1.75 mile gateway trail section, 0.5 mile flume trail set to open next summer

Posted

Anyone who lives near Golden has probably a spent a little time admiring the steep walls and fast — or sometimes not so fast — flowing waters of Clear Creek Canyon.

But come next spring residents and, surely, hoards of visitors will be able to enjoy the creek in a whole new way with the opening of a new stretch of paved of trail that will stretch roughly 1.75 miles into the canyon from the existing Clear Creek trail Golden.

The new trail represents the latest phase of the peaks to plains trail project, which is seeking to construct a new 65-mile trail that will connect the South Platte River trail in downtown Denver to the headwaters of Clear Creek at Loveland pass.

On Oct. 22, Jeffco Projects Team supervisor Scot Grossman took Colorado Community Media reporter Paul Albani-Burgio on a tour of the under-construction trail. Here is a look at how construction is progressing on the project, which is now slated to open in June of 2021:

Welch Ditch Flume

Repairs are also underway to repair the wood planks that make up the flume of the Welch Ditch, which was used built in the 1930s by the Golden Canal and Reservoir Company and used to transport water from Clear Creek to agricultural land around Golden.

The flume, has been partially closed because much of the rock walls that are used to support it have fallen away. However, the team working on the project has been drilling big rods called micropiles into the bedrock beneath the trail and building concrete caissons on top of them that will support the structure of the flume.

“It's going to have the same look and feel and be rustic and old and have lots of splinters but it is going to be safe structurally,” said Grossman.
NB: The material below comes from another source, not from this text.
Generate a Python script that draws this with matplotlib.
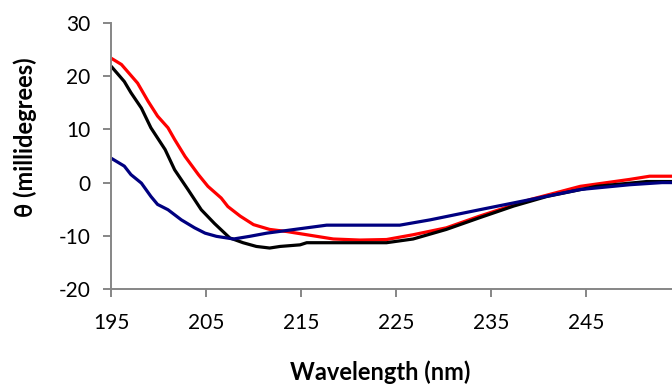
import matplotlib
matplotlib.use("Agg")
import matplotlib.pyplot as plt

### Data (wavelength in nm, theta in millidegrees)

red_x = [195.0, 196.1, 197.8, 198.9, 199.9, 201.0, 201.7, 202.8, 204.2, 205.2, 206.6,
         207.3, 208.6, 210.0, 211.7, 213.5, 215.6, 218.4, 221.2, 224.0, 226.8, 230.3,
         233.8, 239.1, 244.4, 249.6, 251.7, 255.0]
red_y = [23.4, 22.2, 18.7, 15.3, 12.5, 10.3, 8.1, 4.9, 1.5, -0.7, -2.9,
         -4.5, -6.3, -7.9, -8.8, -9.2, -9.8, -10.6, -10.8, -10.7, -9.8, -8.5,
         -6.3, -3.2, -0.7, 0.6, 1.2, 1.2]

black_x = [195.0, 196.4, 197.1, 198.2, 199.2, 200.7, 201.7, 203.1, 204.5, 205.9, 207.5,
           208.9, 210.3, 211.7, 212.8, 214.9, 215.6, 218.4, 224.0, 226.8, 230.3, 233.8,
           237.4, 240.9, 246.1, 251.4, 255.0]
black_y = [21.9, 19.0, 16.9, 14.0, 10.3, 6.2, 2.4, -1.3, -5.1, -7.7, -10.4,
           -11.3, -12.0, -12.3, -12.0, -11.7, -11.3, -11.3, -11.3, -10.6, -8.8, -6.6,
           -4.4, -2.6, -0.7, 0.2, 0.2]

blue_x = [195.0, 196.4, 197.1, 198.2, 199.2, 199.9, 201.0, 202.4, 203.8, 204.9, 206.1,
          207.9, 209.6, 211.4, 213.5, 215.6, 217.7, 221.2, 225.4, 228.6, 233.8, 239.1,
          244.4, 249.6, 253.0, 255.0]
blue_y = [4.6, 3.1, 1.5, -0.1, -2.6, -4.1, -5.1, -7.0, -8.5, -9.5, -10.1,
          -10.6, -10.1, -9.5, -9.0, -8.5, -8.0, -8.0, -8.0, -7.0, -5.1, -3.2,
          -1.3, -0.4, 0.0, 0.0]

x_ticks = [195, 205, 215, 225, 235, 245]
y_ticks = [-20, -10, 0, 10, 20, 30]

### Figure

plt.rcParams['font.family'] = ['Lato', 'DejaVu Sans']
axis_grey = '#868686'

fig = plt.figure(figsize=(6.72, 3.85), dpi=100)
ax = fig.add_axes([111 / 672, 96 / 385, 570 / 672, 266 / 385])

ax.plot(red_x, red_y, color='#ff0000', lw=2.3, solid_capstyle='butt')
ax.plot(black_x, black_y, color='black', lw=2.3, solid_capstyle='butt')
ax.plot(blue_x, blue_y, color='#000080', lw=2.3, solid_capstyle='butt')

ax.set_xlim(195, 255)
ax.set_ylim(-20, 30)
ax.set_xticks(x_ticks)
ax.set_yticks(y_ticks)
ax.set_yticklabels([str(v) for v in y_ticks])

for side in ['top', 'right']:
    ax.spines[side].set_visible(False)
for side in ['left', 'bottom']:
    ax.spines[side].set_color(axis_grey)
    ax.spines[side].set_linewidth(1.4)

ax.tick_params(axis='both', direction='out', length=6, width=1.4, color=axis_grey,
               labelsize=15, labelcolor='black')
ax.tick_params(axis='y', pad=9)
ax.tick_params(axis='x', pad=11)

fig.text(380 / 672, 1 - 372 / 385, 'Wavelength (nm)', ha='center', va='center',
         fontsize=17, fontweight='bold')
fig.text(25 / 672, 1 - 137 / 385, 'θ (millidegrees)', ha='center', va='center',
         rotation=90, fontsize=17, fontweight='bold')

fig.savefig('out.png', dpi=100)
The flume will eventually open as a hiker-only half-mile trail that can be accessed from the main trail. It will offer an elevated view of the canyon and be outfitted with interpretive information.

The features

Paving has been completed on several portions of the trail, which will consist of a 10-foot wide concrete surface. Railings are set to be installed soon and the concrete will be stained.

Construction is nearing completion on a hiker-only bridge on the west end of the trail that will allow hikers to access the flume.

Two new parking lots about 175 spaces and two bathrooms are being constructed.

Legacy

“The idea with this is this is a legacy project of statewide significance that is going to last 100 years,” said Grossman. “I really love the idea that there will be kids who grow up in Golden and they ride their bike to the trail to go climb somewhere or ride to Centennial Cone and spin a lap up there and that's just what they grew up with and it's part of Golden, just like how you can't imagine Denver not having the Cherry Creek trail.”